I welcome any appearance of The Jersey Devil in all facets of media. JD has been the subject of a few films such as The Last Broadcast and 13th Child, but The Jersey Devil has yet to leave a mark in Hollywood. 2009’s Carny, was a step in the right direction, but not the badass horror flick that seemed to be depicted on it’s DVD cover. This was an RHI production (formerly Hallmark) which usually stands for low grade fare, but that didn’t bother me, I am a salivating beast constantly hunting for more Jersey Devil stuff to watch, and it started streaming on Netflix a while ago so I gave it a shot. I saved my thoughts for the Halloween countdown since it’s always best to let a movie sink in before I go writing about it irrationally.
The film begins in a small town, in of all places, Nebraska. The town is preparing to host a traveling carnival. While setting up, the carnival is derided by towns people as “the work of the devil.” The circus freaks are out in full force and so is the Jersey Devil. “What the hell is he doing in Nebraska?” you might ask. Well, it sounds like he took an insanely wrong turn on Route 287 if you ask me. The Jersey Devil is caged and on display for all to see and gawk at as part of the Carnival. That is until…he escapes and goes ballistic. It becomes The Jersey Devil versus the circus freaks and random towns people. The honorable and heroic cop, RICHIE!, ahem, I mean Lou Diamond Phillips, gathers his group of cronies to rid the town of the creature while the local pastor vows his own revenge on it for killing his son.

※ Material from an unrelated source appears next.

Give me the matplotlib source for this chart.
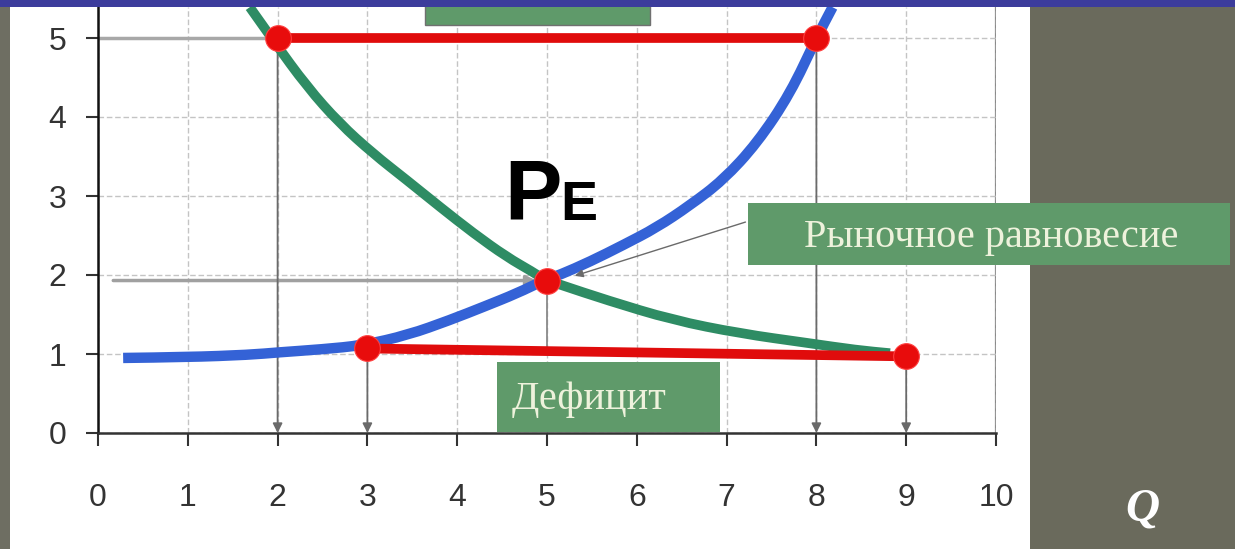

The Jersey Devil has become such a popular cryptid that creative license has caused him to terrorize other places besides strictly New Jersey. This defeats the purpose of the character. In Mystery of the Jersey Devil by Calu & Hart, The Jersey Devil is found to be a spirit meant to ward off anyone who hinders the growth and ecology of the stretch of rich Pine Barrens in southern Jersey. It might sound boring but that is one of the actual theories of why the legend exists. Putting him in another state as part of a traveling carnival is just plain wacky.
There IS a surprise ending. The keystone cops show up, and all of a sudden JD gets incarcerated in the local jail and gets shot with what seems like a pop gun several times. I remember hearing the line “I have slayed the beast…” seriously. There’s more after that but I’ll let you be unfulfilled for yourself. And stay for the closing credits where you’ll be serenaded by a bluesy rock song, “Pray For Dawn,” written and sang by RICHIE!, I mean Lou Diamond Phillips.
You may think it’s a stretch, but the film does actually mix elements from the original King Kong and Universal Frankenstein films but it’s obviously nowhere near as good. The script could have used a little bit more humor instead of taking itself so seriously. DVDTalk.com has compared it to the ’80s horror vibe of “Friday the 13th The Series or HBO’s Tales from the Crypt,” and though I see the comparison, it’s not as imaginative or creepy as some of the aforementioned series’ best episodes.
The Jersey Devil’s look is pretty faithful to the way we know him, but he’s actually never been uglier or more ferocious. A beast like this could only be born in Jersey. In a review he posted at AssociatedContent.com, Kevin L. Powers said the film had “subpar CGI effects,” and I disagree. I don’t know the budget of the film, but the devil did not look cheap at all. Obviously, Powers doesn’t understand that for a movie of this scale, he can’t expect it to have Avatar-like CGI.
You’ll notice a lot of fake blood. When someone gets punched they spit a gallon of blood out of their mouth. The whole time I just wanted to yell RICHIE!!! and see Lou Diamond Phillips completely stop what he’s saying to look through the TV screen toward me and throw up his middle finger. He didn’t have the balls though. Not a bad film for someone who loves low to mid grade horror and the Jersey Devil legend during the Halloween season. Or if you’re just a fan of stock footage of people eating popcorn and riding ferris wheels, this is destined to be your part of your DVD collection.
A truly creepy Jersey Devil movie has yet to be made. It’s surprising too because that’s an urban legend whose story is deserving a seriously scary adaptation. Hopefully when one finally does get made, it will be filmed in New Jersey, not Canada. If you have no patience for this kinda stuff go find a few bootletg copies of Carnie!, Carnie Wilson’s ill fated talk show, now that was way scarier.